▶ The data:
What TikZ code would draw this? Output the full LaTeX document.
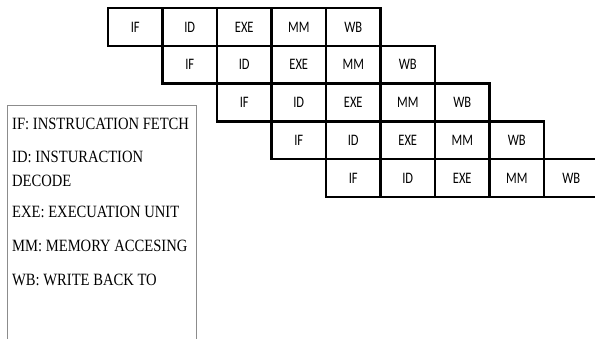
\documentclass[tikz,border=0pt]{standalone}
\usepackage{fontspec}
\setmainfont{Liberation Serif}
\newfontfamily\cellfont[FakeStretch=0.78]{Carlito}
\usetikzlibrary{positioning}
\begin{document}
\begin{tikzpicture}[x=1pt, y=-1pt,
		stage/.style={draw, line width=2.5pt, minimum width=54.5pt, minimum height=37.8pt,
			inner sep=0pt, outer sep=0pt, font=\cellfont\fontsize{16}{18}\selectfont},
		legendframe/.style={draw=black!45, line width=1pt},
		legendtext/.style={anchor=west, inner sep=0pt, align=left,
			font=\fontsize{14.6}{20.5}\selectfont, yscale=1.18},
	]
	\clip (0,0) rectangle (595,338);
	% pipeline, one row per instruction
	\node[stage] (a1) at (135.25,26.9) {IF}; \node[stage, right=0pt of a1] (a2) {ID};
	\node[stage, right=0pt of a2] (a3) {EXE}; \node[stage, right=0pt of a3] (a4) {MM};
	\node[stage, right=0pt of a4] (a5) {WB};
	%
	\node[stage, below=0pt of a2] (b1) {IF}; \node[stage, right=0pt of b1] (b2) {ID};
	\node[stage, right=0pt of b2] (b3) {EXE}; \node[stage, right=0pt of b3] (b4) {MM};
	\node[stage, right=0pt of b4] (b5) {WB};
	%
	\node[stage, below=0pt of b2] (c1) {IF}; \node[stage, right=0pt of c1] (c2) {ID};
	\node[stage, right=0pt of c2] (c3) {EXE}; \node[stage, right=0pt of c3] (c4) {MM};
	\node[stage, right=0pt of c4] (c5) {WB};
	%
	\node[stage, below=0pt of c2] (d1) {IF}; \node[stage, right=0pt of d1] (d2) {ID};
	\node[stage, right=0pt of d2] (d3) {EXE}; \node[stage, right=0pt of d3] (d4) {MM};
	\node[stage, right=0pt of d4] (d5) {WB};
	%
	\node[stage, below=0pt of d2] (e1) {IF}; \node[stage, right=0pt of e1] (e2) {ID};
	\node[stage, right=0pt of e2] (e3) {EXE}; \node[stage, right=0pt of e3] (e4) {MM};
	\node[stage, right=0pt of e4] (e5) {WB};

	% legend
	\draw[legendframe] (7,105) rectangle (196,350);
	\node[legendtext] (lIF) at (12,124) {IF: INSTRUCATION FETCH};
	\node[legendtext] (lID) at (12,169) {ID: INSTURACTION\\DECODE};
	\node[legendtext] (lEXE) at (12,212) {EXE: EXECUATION UNIT};
	\node[legendtext] (lMM) at (12,246) {MM: MEMORY ACCESING};
	\node[legendtext] (lWB) at (12,280) {WB: WRITE BACK TO};
\end{tikzpicture}
\end{document}
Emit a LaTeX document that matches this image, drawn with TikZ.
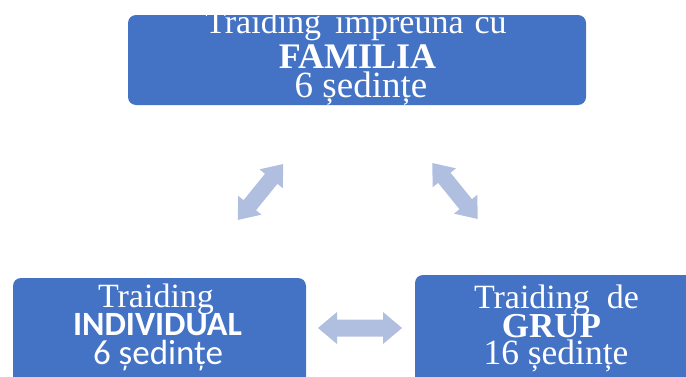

▶ What is being asked: Transcribe every record above exactly, leaving out the pictures.

▶ The answer:
What TikZ code would draw this? Output the full LaTeX document.
\documentclass[tikz,border=0pt]{standalone}
\usepackage{fontspec}
\setmainfont{Liberation Serif}
\newfontfamily\cellfont[FakeStretch=0.78]{Carlito}
\usetikzlibrary{positioning}
\begin{document}
\begin{tikzpicture}[x=1pt, y=-1pt,
		stage/.style={draw, line width=2.5pt, minimum width=54.5pt, minimum height=37.8pt,
			inner sep=0pt, outer sep=0pt, font=\cellfont\fontsize{16}{18}\selectfont},
		legendframe/.style={draw=black!45, line width=1pt},
		legendtext/.style={anchor=west, inner sep=0pt, align=left,
			font=\fontsize{14.6}{20.5}\selectfont, yscale=1.18},
	]
	\clip (0,0) rectangle (595,338);
	% pipeline, one row per instruction
	\node[stage] (a1) at (135.25,26.9) {IF}; \node[stage, right=0pt of a1] (a2) {ID};
	\node[stage, right=0pt of a2] (a3) {EXE}; \node[stage, right=0pt of a3] (a4) {MM};
	\node[stage, right=0pt of a4] (a5) {WB};
	%
	\node[stage, below=0pt of a2] (b1) {IF}; \node[stage, right=0pt of b1] (b2) {ID};
	\node[stage, right=0pt of b2] (b3) {EXE}; \node[stage, right=0pt of b3] (b4) {MM};
	\node[stage, right=0pt of b4] (b5) {WB};
	%
	\node[stage, below=0pt of b2] (c1) {IF}; \node[stage, right=0pt of c1] (c2) {ID};
	\node[stage, right=0pt of c2] (c3) {EXE}; \node[stage, right=0pt of c3] (c4) {MM};
	\node[stage, right=0pt of c4] (c5) {WB};
	%
	\node[stage, below=0pt of c2] (d1) {IF}; \node[stage, right=0pt of d1] (d2) {ID};
	\node[stage, right=0pt of d2] (d3) {EXE}; \node[stage, right=0pt of d3] (d4) {MM};
	\node[stage, right=0pt of d4] (d5) {WB};
	%
	\node[stage, below=0pt of d2] (e1) {IF}; \node[stage, right=0pt of e1] (e2) {ID};
	\node[stage, right=0pt of e2] (e3) {EXE}; \node[stage, right=0pt of e3] (e4) {MM};
	\node[stage, right=0pt of e4] (e5) {WB};

	% legend
	\draw[legendframe] (7,105) rectangle (196,350);
	\node[legendtext] (lIF) at (12,124) {IF: INSTRUCATION FETCH};
	\node[legendtext] (lID) at (12,169) {ID: INSTURACTION\\DECODE};
	\node[legendtext] (lEXE) at (12,212) {EXE: EXECUATION UNIT};
	\node[legendtext] (lMM) at (12,246) {MM: MEMORY ACCESING};
	\node[legendtext] (lWB) at (12,280) {WB: WRITE BACK TO};
\end{tikzpicture}
\end{document}
Emit a LaTeX document that matches this image, drawn with TikZ.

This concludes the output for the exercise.